According to the National Oceanic & Atmospheric Administration (NOAA), ocean acidification is the reduction in the pH of the ocean over an extended period of time.
This is caused primarily by the uptake of carbon dioxide (CO2) from the Earth’s atmosphere. The ocean is one of the Earth’s largest natural carbon sinks and absorbs more than 25% of the carbon dioxide that humans put into the air.
Ocean acidification challenges food and agriculture production. It affects the health of fisheries stocks. The increase in carbonic acid, which causes higher acidity, mainly near the surface of the ocean, inhibits shell growth in marine life and is a suspected cause of reproductive disorders in fish.
Grenada’s fishermen have recorded lower quantities in fish catches over the past few years (Brown 2015). Not having as much fish to purchase has changed family livelihoods, income and nutrition practices directly and indirectly. Fish prices have increased as a result of lower supply to feed demand.
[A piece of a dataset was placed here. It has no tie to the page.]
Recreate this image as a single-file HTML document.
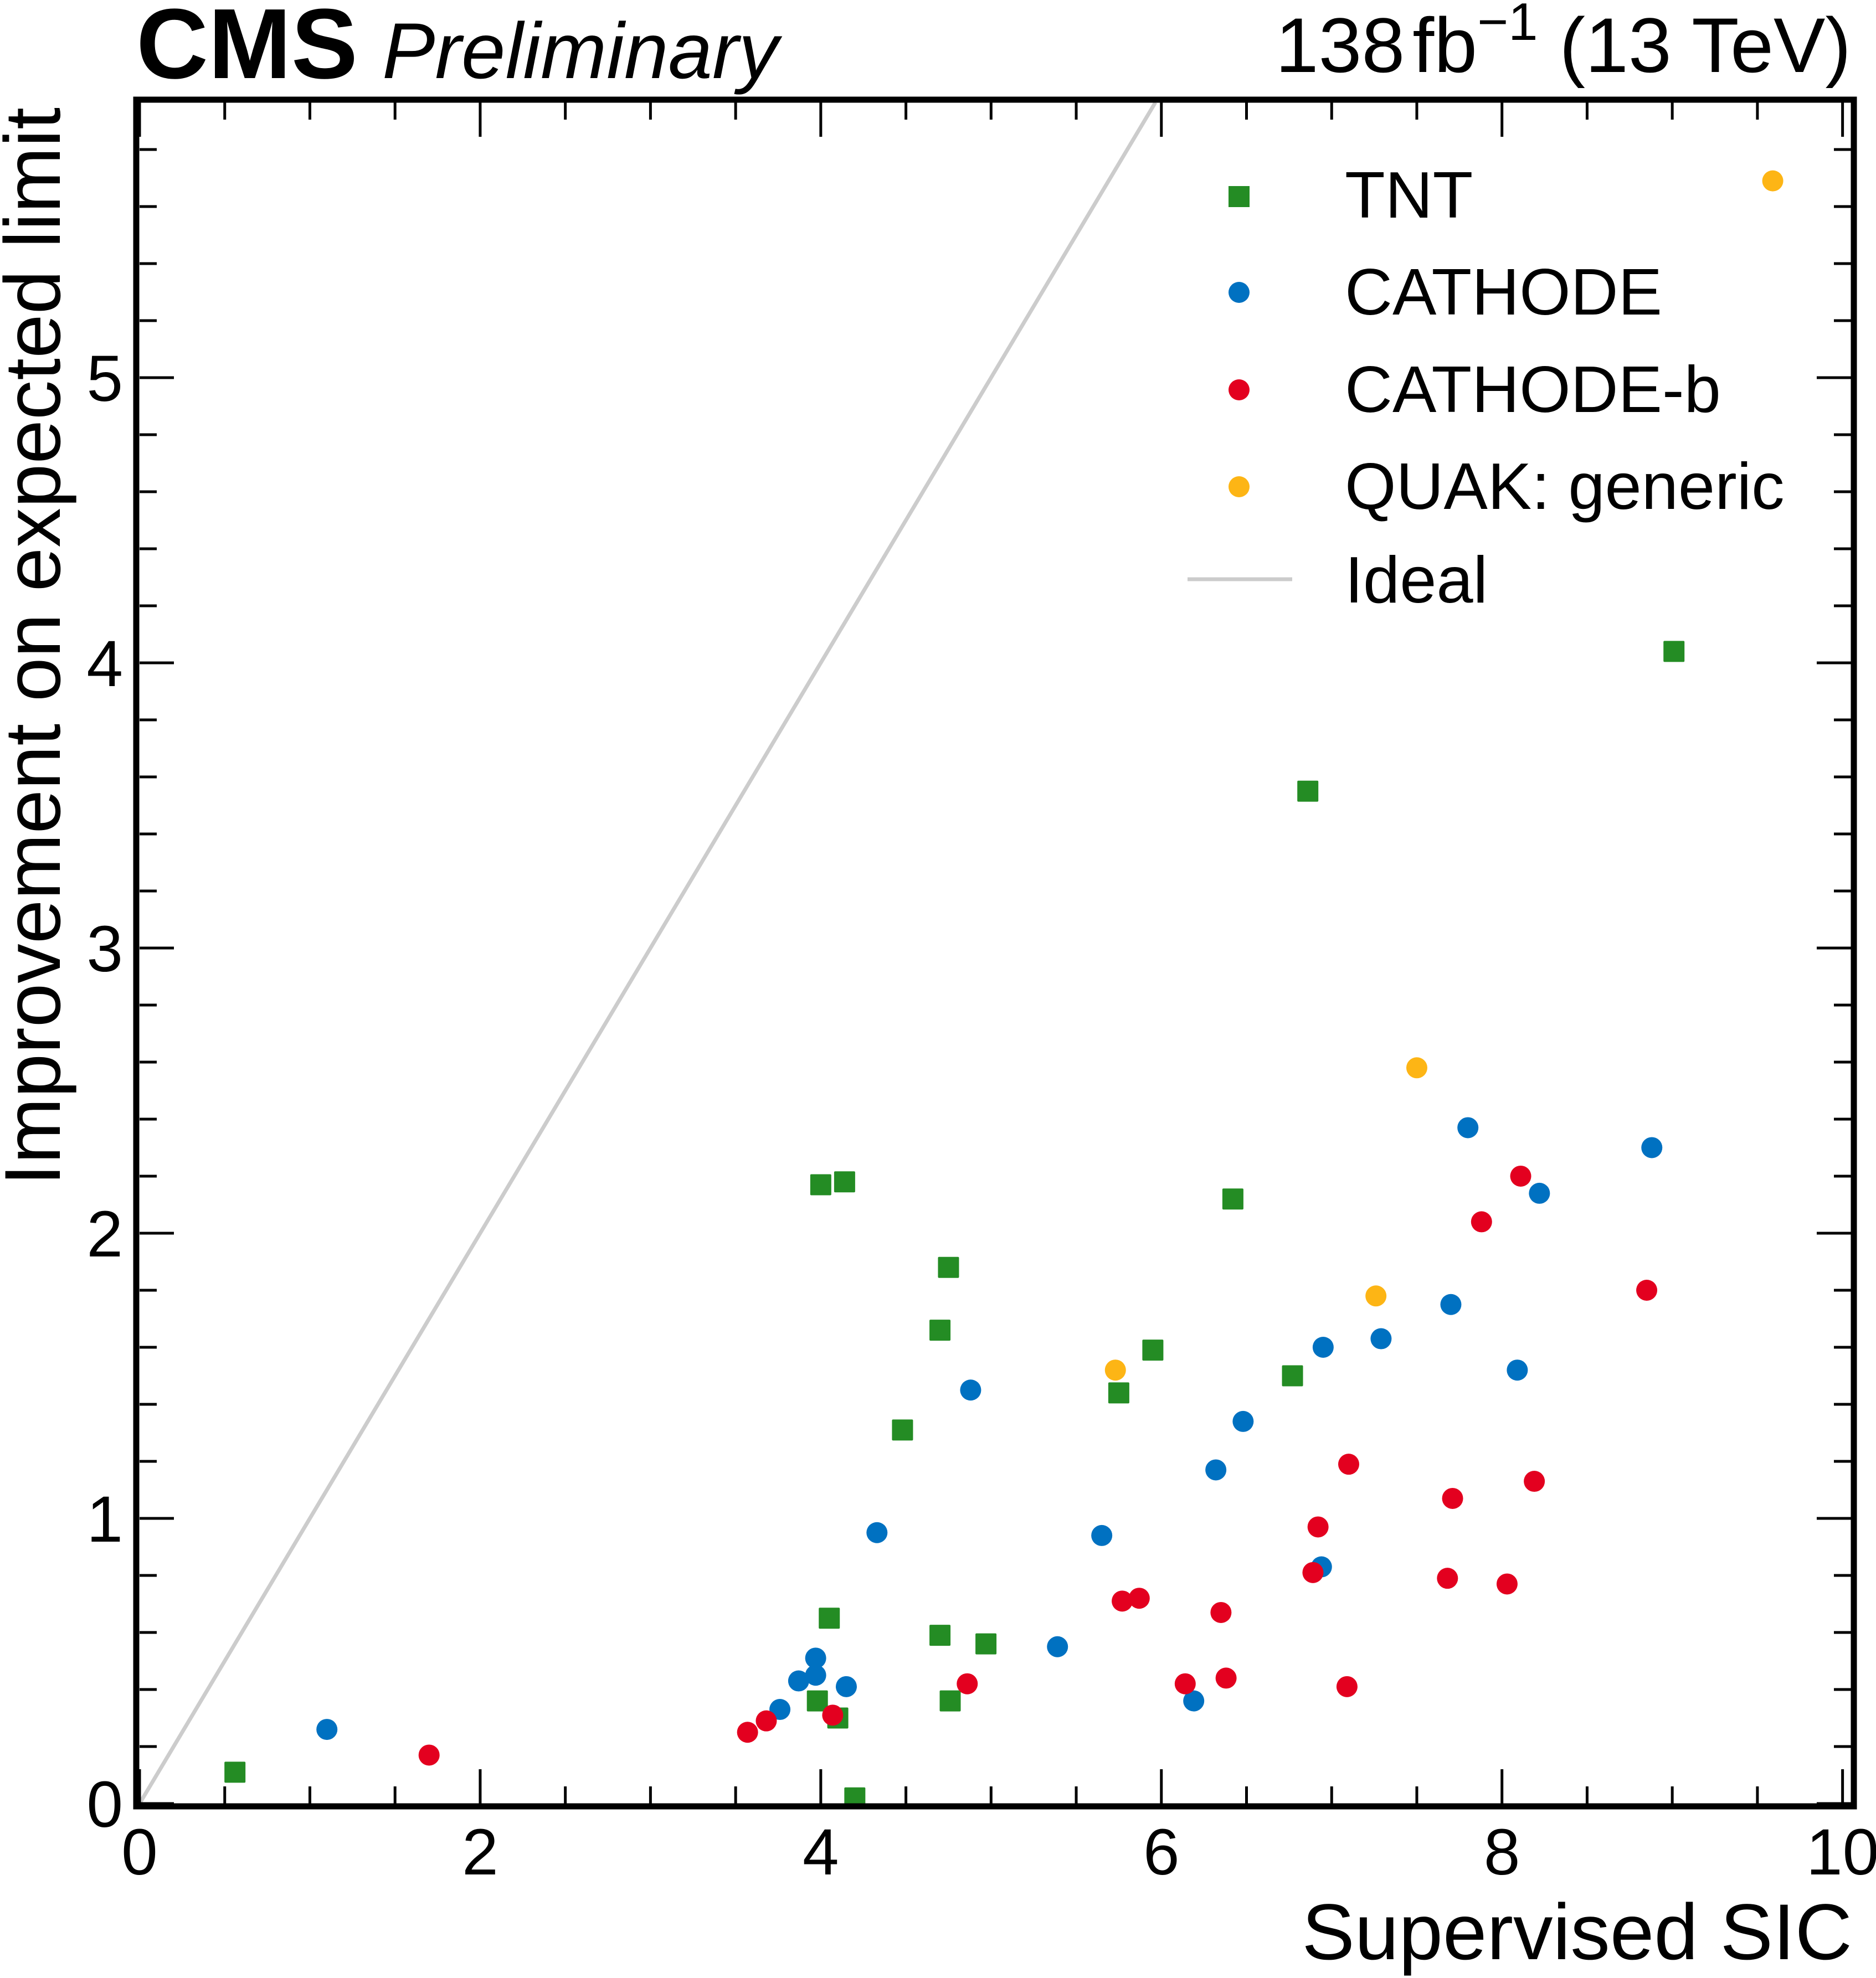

More families now eat more meat and dairy products.
An online article published by the New York Times lists the production of red meat and dairy as being highly carbon-intensive, leading to continued high levels of greenhouse gas emissions.
How sustainable is it to spend more money on food that is not as healthy and consume food which, when produced, increases the quantity of greenhouse gases emitted into the Earth’s atmosphere? I have a moral obligation to share the message of climate change with everyone in my country. When ecosystems, livelihoods and human health are impacted negatively a country suffers from a loss of collective and individual resources and diminished social value.
Grenada submitted new climate action plans to the UN Framework on Climate Change in September 2015 . The establishment of our Intended Nationally Determined Contributions is a step in the right direction. The key to success is how fast we move collectively and individually to implement mitigation and adaptation strategies.
Grenada recognises the need to take an integrated approach to adaptation by linking local activities with national policies and sector specific experiences. Our country’s INDC’s list four climate change adaptation strategies. Strengthening institutional frameworks; building coastal resilience; improving water resource management; and building the resilience of local communities.
Grenada re-established the National Climate Change Committee to provide guidance and support for climate change activities. Our country seeks access to international climate change funding such as the World Bank ‘Debt For Nature’ Swap project. Grenada has prepared an integrated coastal zone management policy and management system, with the view to preserving and enhancing coastal ecosystems and ecosystem services while enabling social and economic development (2015).
The Government collaborated with several public and private sector partners in Q1 2017 and signed the Grenada Water Stakeholders Platform. The goal of this being to reduce water risks for the public and private sectors and communities in Grenada.
Public awareness, education focused on behaviour change and the will to co-create meaningful change are ways we can assist to reduce climate change impacts. The global challenge of climate change is everyone’s business — policy makers and citizens. We all can act together, differently and now, to contain global warming limits to less than 2.0 degrees Celsius by 2020.
Embrace Grenada’s vision as a small island developing state and learn to live our climate change promise of “1.5 to Stay Alive”.